While Casper may enjoy the highest profile among recent startups, it's not alone: Phoenix-based Tuft & Needle, Toronto's Endy and Edmonton's Novosbed, to name just three, have also recognized an opportunity in online mattress sales. Together, their market share is small but climbing – to an estimated 5 per cent in the United States, according to a report from KeyBanc Capital Markets, up from 2 per cent in 2015.

Sleep Country, with a 25 per cent slice of Canada's mattress market, is clearly taking notice. When it released its fourth quarter results at the end of February, the company said that its new e-commerce division would be up-and-running within weeks, selling its own version of the bed-in-a-box, among other things.

In a conference call with analysts, chief executive officer David Friesema suggested that the launch wasn't a comment on the mattress market; nor was it an emergency response to competition. He argued that it was an opportunity for additional growth.

That's good, because the more beds-in-boxes that Sleep Country sells online, the more the company will struggle against new competitors.

This success-is-failure idea may sound counterintuitive, but it rests on a simple notion: If consumers take to Sleep Country's online mattress sales, they'll likely be embracing the competition even more as the bed-in-a-box concept gains momentum.

Sleep Country's current scale and brand won't mean much if momentum shifts to different mattresses sold with edgier marketing campaigns.

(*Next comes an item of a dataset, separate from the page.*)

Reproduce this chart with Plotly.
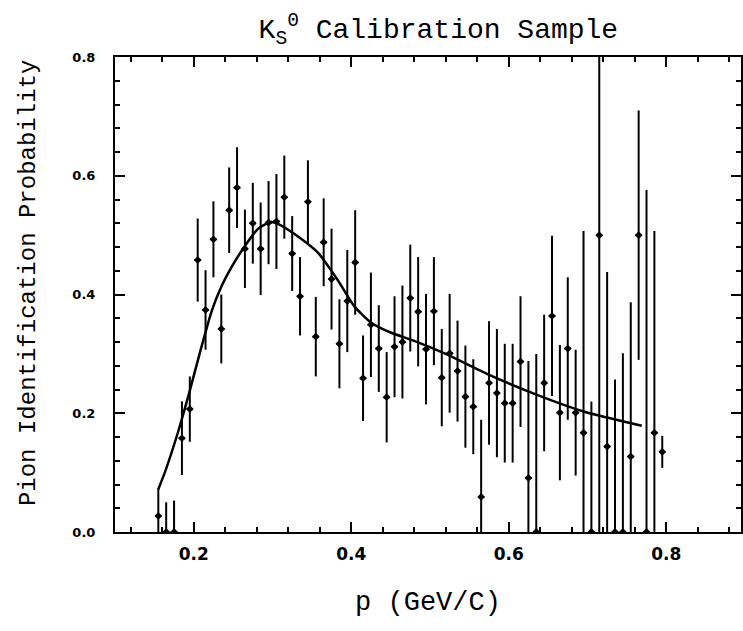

Right now, Sleep Country's network of 235 bricks-and-mortar stores is an advantage in the current environment. But it's expensive: The stores consume an average of about 1 per cent of revenue in maintenance costs. New stores, which must showcase all kinds of mattresses, typically require an investment of about $400,000 each.

By comparison, online-only retailers such as Casper, which lack these legacy issues, may offer a significantly leaner model that will work far better if online mattress sales take off.

The best hope for Sleep Country investors is for bed-in-a-box sales – among competitors and within Sleep Country itself – to remain a curious niche rather than a disruptive force. Otherwise, the company's compelling slogan, "Why buy a mattress anywhere else?" may elicit an answer investors don't want to hear.